Highlights & Insights¶

The choice of node degree as an FHE-friendly importance metric is highly practical—only addition operations are required, completely avoiding the noise accumulation and depth consumption of multiplication.
The dual optimization strategy (pruning to reduce data volume + adaptive activation to reduce computational complexity) is mutually orthogonal, offering a flexible efficiency–accuracy knob.
Migrating graph pruning from the plaintext domain to the encrypted domain represents a promising research direction.
The framework is architecture-agnostic and can be applied as a plug-in to various GNN variants including GCN and GraphSAGE.

Limitations & Future Work¶

The homomorphic comparison stage (HE.AprxCmp) is itself compute-intensive and may partially offset pruning gains on large graphs.
Using only node degree as an importance metric may fail to adequately capture task-relevant node importance.
On some datasets, accuracy falls below Penguin (e.g., Citeseer: 45% vs. 44.6%), indicating that aggressive pruning can be harmful for certain graph structures.
Accuracy variance on PubMed is large (±12.5%), and stability requires improvement.
The combination with model compression techniques (e.g., knowledge distillation into FHE-friendly architectures) remains unexplored.
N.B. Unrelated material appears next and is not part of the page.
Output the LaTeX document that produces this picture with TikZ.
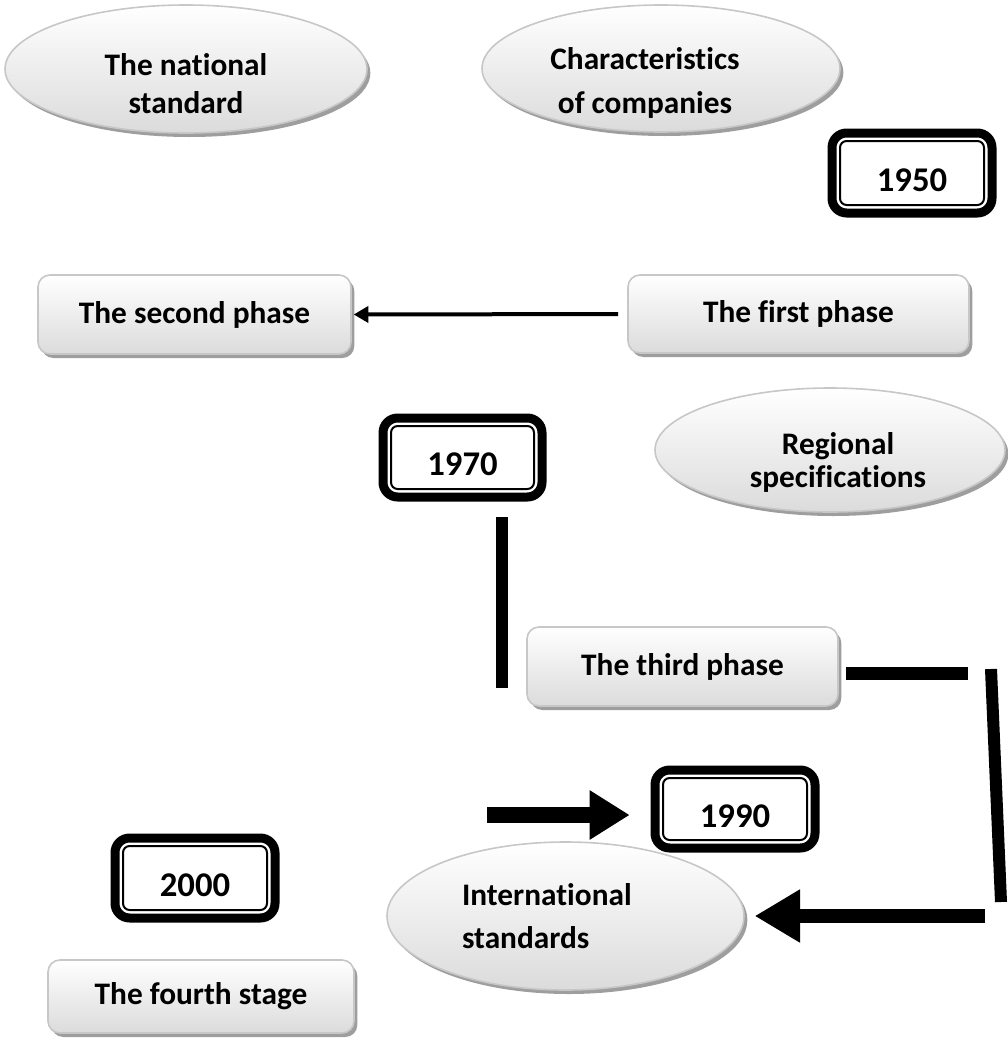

vs. CryptoGCN: Optimizes only internal model structure (sparse adjacency + simplified activation) without addressing input redundancy; DESIGN optimizes both data and computation jointly.
vs. LinGCN/Penguin: These methods employ improved polynomial approximation strategies but apply uniform degrees; DESIGN differentiates degree allocation based on node importance.
vs. Plaintext Graph Pruning: Plaintext methods can directly access features for fine-grained pruning; the encrypted domain is constrained by FHE computability, necessitating the use of "cheap" metrics such as node degree.

Rating¶

Novelty: ⭐⭐⭐⭐ First to combine input graph pruning and adaptive activation for FHE GNN inference, though the core components are relatively intuitive.
Experimental Thoroughness: ⭐⭐⭐⭐ Five datasets, multiple baselines, complete ablation and sensitivity analyses.
Writing Quality: ⭐⭐⭐ Notation is comprehensive but heavy; the main text is somewhat verbose.
Value: ⭐⭐⭐⭐ Highly practical; opens an input-side optimization direction for FHE GNN inference efficiency.